Here is the typical case:
In[672]:= Clear[f]
In[673]:= test = g[f[a]]
Out[673]= g[f[a]]
'test' contains an expression containing an unevaluated function call to f
In[674]:= test
Out[674]= g[f[a]]
Now we give f a definition, and confirm that Mathematica 'knows' the
expression held by 'test' needs to be reevaluated:
In[675]:= f[x_] := x^2;
In[676]:= test
Out[676]= g[a^2]
So far as expected, but now we define f in a way that allows it to be
switched on and off without actually changing its definition:
In[677]:= Clear[f]
In[679]:= switch = False;
In[680]:= f[x_] := x^2 /; switch
In[681]:= test = g[f[a]]
Out[681]= g[f[a]]
In[682]:= switch = True;
Here we see that Mathematica fails to notice that the expression can be
further evaluated - the expression in 'test' is metastable.
In[683]:= test
Out[683]= g[f[a]]
Some processes obviously cause complete evaluation:
In[684]:= Uncompress[Compress[test]]
Out[684]= g[a^2]
Others, rather surprisingly, do not!
(Dialog) In[687]:= test /. f -> f
(Dialog) Out[687]= g[f[a]]
I don't really consider metastable expression to be a bug - more a
curiosity - and it would be undesirable to slow Mathematica processing
to try to fix this.
However, metastable expressions, do give a window into the methods
Mathematica uses to minimise the reevaluation of expressions. For
example, it might be interesting to repeat the above 10000 times with
different symbols, to determine if Mathematica is always consistent in
this regard.
I have never seen this effect discussed, so I would be interested in
links to previous discussions, if any.
David Bailey
http://www.dbaileyconsultancy.co.uk
This is a known effect. There is a special command Update, used in such
cases to force Mathematica to propagate changes like the one you discuss.
For the case at hand:
In[86]:= ClearAll[f];
test = g[f[a]]
Out[87]= g[f[a]]
In[88]:= switch = False;
f[x_] := x^2 /; switch
In[90]:= test
Out[90]= g[f[a]]
In[91]:= switch = True;
In[92]:= test
Out[92]= g[f[a]]
In[93]:= Update[f];
test
Out[94]= g[a^2]
I have an impression that switches in conditions are a major source of such
situations (at least, I was bitten by this more than once and every time in
this setting). My guess is that the reason may be that patterns and
definitions are optimized internally for a faster dispatch, and not
re-evaluating such conditional switches may be a part of the optimization,
as you suggested.
Regards,
Leonid
It is, in some views, an error, to define and implement a programming
language with a semantics that is not deterministic, but depends on (for
example) on the page in random access memory on which an expression is
stored, to tell how it will be evaluated.
Or call Update.
I suspect this "feature" is unique to Mathematica among programming
languages commercially supported. The fact that this is "known" to some
people does not make it harmless. The fact that it almost never affects
people does not make it harmless either.
RJF
I do not see how this feature (of needing Update to handle conditional
dependencies) is nondeterministic. Certainly it is documented in a way
that implies it would be deterministic with respect to memory layout.

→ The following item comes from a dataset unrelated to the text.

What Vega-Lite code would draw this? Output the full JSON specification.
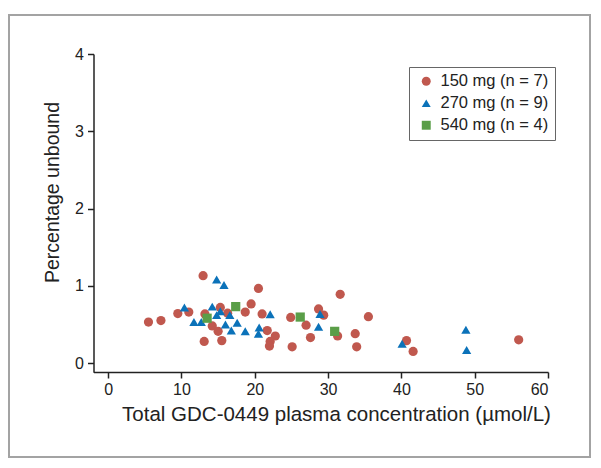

See Documentation Center > Update > Basic Examples.
As for harmlessness, I'd suggest that use of conditional definitions in
a way that would require Update is, in effect, signing a release form.
Something to the effect "I am a mature programmer and understand that my
funky code might have unanticipated consequences. I will debug it as
needed and not make a huge fuss over it on Usenet. (Did I mention that I
am a mature programmer?)"
Getting to the issue raised of design philosophy, I will comment that a
language not requiring an Update would probably be less well able than
Mathematica to emulate infinite evaluation. Some people like that
feature of evaluation semantics, others do not. While it predates my
time here, I am fairly sure infinite evaluation was an intentional
aspect of the Mathematica design. (Would be ironic, though, if we today
were all adhering to what was originally a coding error that escaped the
laboratory...)
Daniel Lichtblau
Wolfram Research
In practice, I find that the exhaustive execution feature of
Mathematica, is extremely useful, and if it is necessary to leave an
obscure exception like this, for the sake of efficiency, well so be it.